Eksnauczyciele

Ochrona przed zwolnieniem dotyczy tylko nielicznych nauczycieli, przeważnie starszego pokolenia. Coraz więcej nauczycieli jest tak zatrudnianych, aby można ich było szybko i bezboleśnie zwolnić. Dyrektorzy robią, co mogą, żeby nie mieć związanych rąk (zob. przykład dyrektorskiego cwaniactwa). Nieraz połowa kadry siedzi w szkole tylko jedną nogą, a drugą jest wciąż na wylocie. Gdy więc mówi się o ochronie, jaką daje Karta Nauczyciela, warto pamiętać, że dotyczy ona coraz mniejszej grupy belfrów. Jedynie tych, którzy nie tylko są mianowani i dyplomowani, ale jeszcze podpisano z nimi umowę na stałe. Niestety, takie umowy od lat podpisuje się niezwykle rzadko.

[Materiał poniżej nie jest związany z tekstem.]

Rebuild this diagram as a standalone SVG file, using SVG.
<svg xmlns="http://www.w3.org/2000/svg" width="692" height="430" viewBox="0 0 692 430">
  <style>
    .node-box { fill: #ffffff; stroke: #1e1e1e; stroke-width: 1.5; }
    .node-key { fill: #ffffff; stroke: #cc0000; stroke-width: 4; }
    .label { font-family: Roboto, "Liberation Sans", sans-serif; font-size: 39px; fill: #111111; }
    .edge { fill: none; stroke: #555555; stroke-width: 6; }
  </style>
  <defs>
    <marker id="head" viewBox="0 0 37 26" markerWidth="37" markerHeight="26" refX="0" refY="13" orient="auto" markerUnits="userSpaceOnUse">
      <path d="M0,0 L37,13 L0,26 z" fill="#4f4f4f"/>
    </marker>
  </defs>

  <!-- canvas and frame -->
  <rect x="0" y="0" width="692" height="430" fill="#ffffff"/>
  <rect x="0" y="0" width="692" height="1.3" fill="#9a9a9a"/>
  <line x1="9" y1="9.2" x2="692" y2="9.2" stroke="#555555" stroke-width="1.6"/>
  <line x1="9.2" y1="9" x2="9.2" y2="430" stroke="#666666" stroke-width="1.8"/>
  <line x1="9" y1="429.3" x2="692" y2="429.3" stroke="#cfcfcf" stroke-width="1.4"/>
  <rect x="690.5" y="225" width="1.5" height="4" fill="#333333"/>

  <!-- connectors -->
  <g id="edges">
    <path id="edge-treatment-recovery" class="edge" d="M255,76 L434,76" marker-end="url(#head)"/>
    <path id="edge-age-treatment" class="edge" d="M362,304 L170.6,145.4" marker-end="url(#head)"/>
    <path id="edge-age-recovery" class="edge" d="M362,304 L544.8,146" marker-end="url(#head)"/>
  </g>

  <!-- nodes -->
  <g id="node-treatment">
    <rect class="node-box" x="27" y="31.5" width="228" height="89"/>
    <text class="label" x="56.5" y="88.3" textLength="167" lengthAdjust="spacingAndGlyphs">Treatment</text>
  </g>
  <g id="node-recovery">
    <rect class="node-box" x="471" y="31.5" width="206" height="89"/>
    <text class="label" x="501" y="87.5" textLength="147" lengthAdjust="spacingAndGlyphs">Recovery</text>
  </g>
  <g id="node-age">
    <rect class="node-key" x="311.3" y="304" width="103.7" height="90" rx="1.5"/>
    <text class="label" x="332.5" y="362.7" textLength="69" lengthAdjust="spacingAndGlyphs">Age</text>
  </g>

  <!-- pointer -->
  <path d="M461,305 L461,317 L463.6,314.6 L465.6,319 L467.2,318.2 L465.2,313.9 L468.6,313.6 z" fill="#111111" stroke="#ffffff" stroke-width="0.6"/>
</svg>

Dzwonię do znajomych, aby zapytać, jak wypoczywają w wakacje. Dowiaduję się, że są w stresie, ponieważ wciąż czekają na telefon ze szkoły. Nie wiedzą, czy zostaną zatrudnieni na kolejny rok. Na cały etat już nie liczą, ale może chociaż na parę godzin. Jedni proszą, inni grożą, ale dyrekcja niczego im nie może obiecać. Godziny będą albo nie będą – trzeba czekać do września. Niektórzy tak zatrudnieni nauczyciele piszą podania o zatrudnienie na stałe, zapowiadają, że skierują sprawę do sądu pracy itd. Wszystko na próżno. Niektórzy oswajają się z myślą, że to mógł być ich ostatni rok pracy w szkole. Nadeszła chwila prawdy – czas odejść, bo np. z oferowanych przez życzliwą dyrekcję sześciu godzin nie da się wyżyć.

Trudno jest odejść z zawodu nauczyciela. Znam ludzi, którzy wciąż się łudzą, że etat się znajdzie. Od kilku lat pracują, mając np. osiem godzin, ale na przekwalifikowanie się nie decydują. Kolega, gdy go zapytać o to, czy pracuje, mówi, że nie wie, co powiedzieć. Trzy lata z rzędu miał po 6-7 godzin w tygodniu, więc nie wie, czy może się zaliczać do ludzi pracujących. W tym roku może nie dostać nawet tylu godzin. Jest więc jeszcze nauczycielem czy już nie?